Ada Utang Jatuh Tempo Pemerintah Rp100 Triliun ke BI 2025

Ada Utang Jatuh Tempo Pemerintah Rp100 Triliun ke BI 2025

()

Bisnis.com, JAKARTA — Pemerintah pada 2025 harus menghadapi tanggung jawabnya untuk membayar utang jatuh tempo, termasuk utang yang dihasilkan dari burden sharing bersama Bank Indonesia kala Covid-19 lalu. 

Menurut catatan Badan Pemeriksa Keuangan (BPK), terdapat jatuh tempo Surat Berharga Negara (SBN) yang dibeli Bank Indonesia (BI) berdasarkan Surat Keputusan Bersama (SKBI) II senilai Rp100 triliun pada 2025. 

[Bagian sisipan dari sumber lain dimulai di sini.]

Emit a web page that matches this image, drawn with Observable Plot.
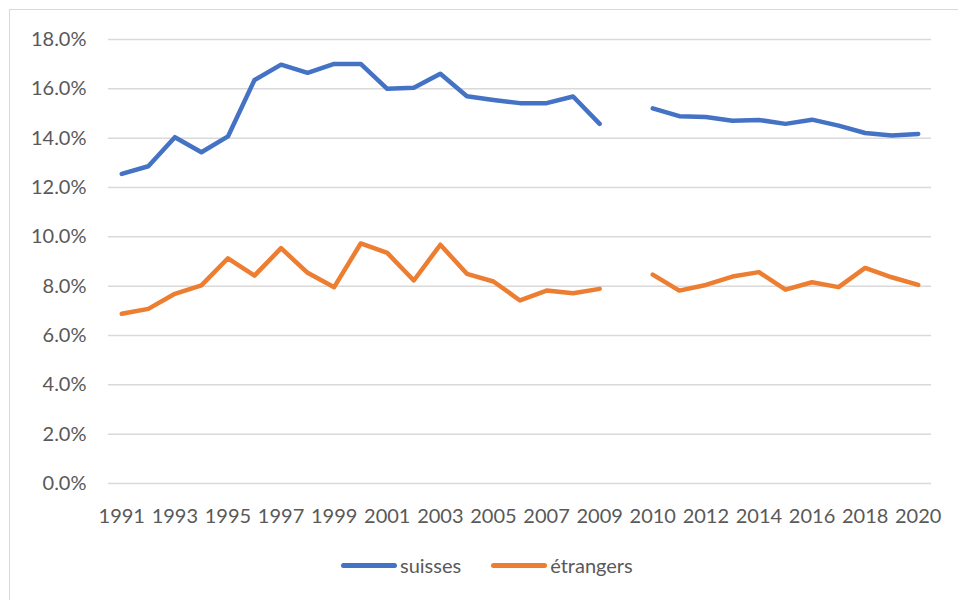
<!DOCTYPE html>
<html>
<head>
<meta charset="utf-8">
<script src="https://cdn.jsdelivr.net/npm/d3@7"></script>
<script src="https://cdn.jsdelivr.net/npm/@observablehq/plot@0.6"></script>
<style>
  html, body { margin: 0; padding: 0; background: #fff; overflow: hidden; }
  body { width: 958px; height: 600px; position: relative; font-family: Lato, "Open Sans", sans-serif; }
  #frame { position: absolute; left: 9px; top: 9px; width: 1000px; height: 1000px; border: 1.5px solid #d9d9d9; box-sizing: border-box; }
  #chart { position: absolute; left: 0; top: 0; }
  #legend { position: absolute; left: 341px; top: 553px; display: flex; align-items: center; font-size: 20px; color: #595959; font-family: Lato, "Open Sans", sans-serif; }
  .item { display: flex; align-items: center; margin-right: 30px; }
  .sw { width: 56px; height: 5px; border-radius: 3px; margin-right: 3px; }
</style>
</head>
<body>
<div id="frame"></div>
<div id="chart"></div>
<div id="legend"></div>
<script>
const categories = ["1991","1992","1993","1994","1995","1996","1997","1998","1999","2000",
  "2001","2002","2003","2004","2005","2006","2007","2008","2009","",
  "2010","2011","2012","2013","2014","2015","2016","2017","2018","2019","2020"];
const tickLabels = ["1991","1993","1995","1997","1999","2001","2003","2005","2007","2009",
  "2010","2012","2014","2016","2018","2020"];
const suisses = [12.55,12.86,14.04,13.43,14.07,16.36,16.98,16.65,17.01,17.01,
  16.00,16.04,16.61,15.70,15.55,15.42,15.42,15.69,14.58,null,
  15.21,14.89,14.86,14.71,14.74,14.58,14.75,14.51,14.21,14.11,14.17];
const etrangers = [6.88,7.08,7.69,8.03,9.13,8.43,9.54,8.54,7.96,9.73,
  9.35,8.23,9.68,8.50,8.19,7.42,7.82,7.71,7.89,null,
  8.47,7.82,8.05,8.39,8.57,7.86,8.16,7.96,8.74,8.36,8.05];
const yTicks = [0,2,4,6,8,10,12,14,16,18];
const seriesNames = ["suisses","étrangers"];
const colors = ["#4472C4","#ED7D31"];

const rows = [];
categories.forEach((c, i) => {
  rows.push({cat: c, serie: seriesNames[0], v: suisses[i]});
  rows.push({cat: c, serie: seriesNames[1], v: etrangers[i]});
});

const chart = Plot.plot({
  width: 958,
  height: 540,
  marginLeft: 108,
  marginRight: 27,
  marginTop: 39,
  marginBottom: 57,
  style: {fontFamily: "Lato, 'Open Sans', sans-serif", fontSize: "20px", color: "#595959", background: "transparent"},
  x: {type: "band", domain: categories, padding: 0, round: false},
  y: {domain: [0, 18]},
  color: {domain: seriesNames, range: colors},
  marks: [
    Plot.gridY(yTicks, {stroke: "#d9d9d9", strokeOpacity: 1, strokeWidth: 1.5}),
    Plot.axisY(yTicks, {tickSize: 0, tickPadding: 22, tickFormat: d => d.toFixed(1) + "%", fill: "#595959", fontSize: 20, label: null}),
    Plot.axisX(tickLabels, {tickSize: 0, tickPadding: 25, fill: "#595959", fontSize: 20, label: null}),
    Plot.line(rows, {x: "cat", y: "v", z: "serie", stroke: "serie", strokeWidth: 4.5, strokeLinecap: "round", strokeLinejoin: "round"})
  ]
});
document.getElementById("chart").appendChild(chart);

const legend = document.getElementById("legend");
seriesNames.forEach((s, i) => {
  const it = document.createElement("div");
  it.className = "item";
  const sw = document.createElement("div");
  sw.className = "sw";
  sw.style.background = colors[i];
  const t = document.createElement("span");
  t.textContent = s;
  it.appendChild(sw); it.appendChild(t);
  legend.appendChild(it);
});
</script>
</body>
</html>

Melihat dalam Laporan Hasil Pemeriksaan (LHP) Atas Laporan Keuangan Pemerintah Pusat (LKPP) Tahun 2021, tercatat dari penerbitan SBN dalam rangka SKB II dan SKB III tersebut, terdapat SBN berupa SUN seri Variable Rate (VR) yang khusus dijual kepada BI di Pasar Perdana dalam rangka SKB II dan SKB III dengan total nilai sebesar Rp612,56 triliun.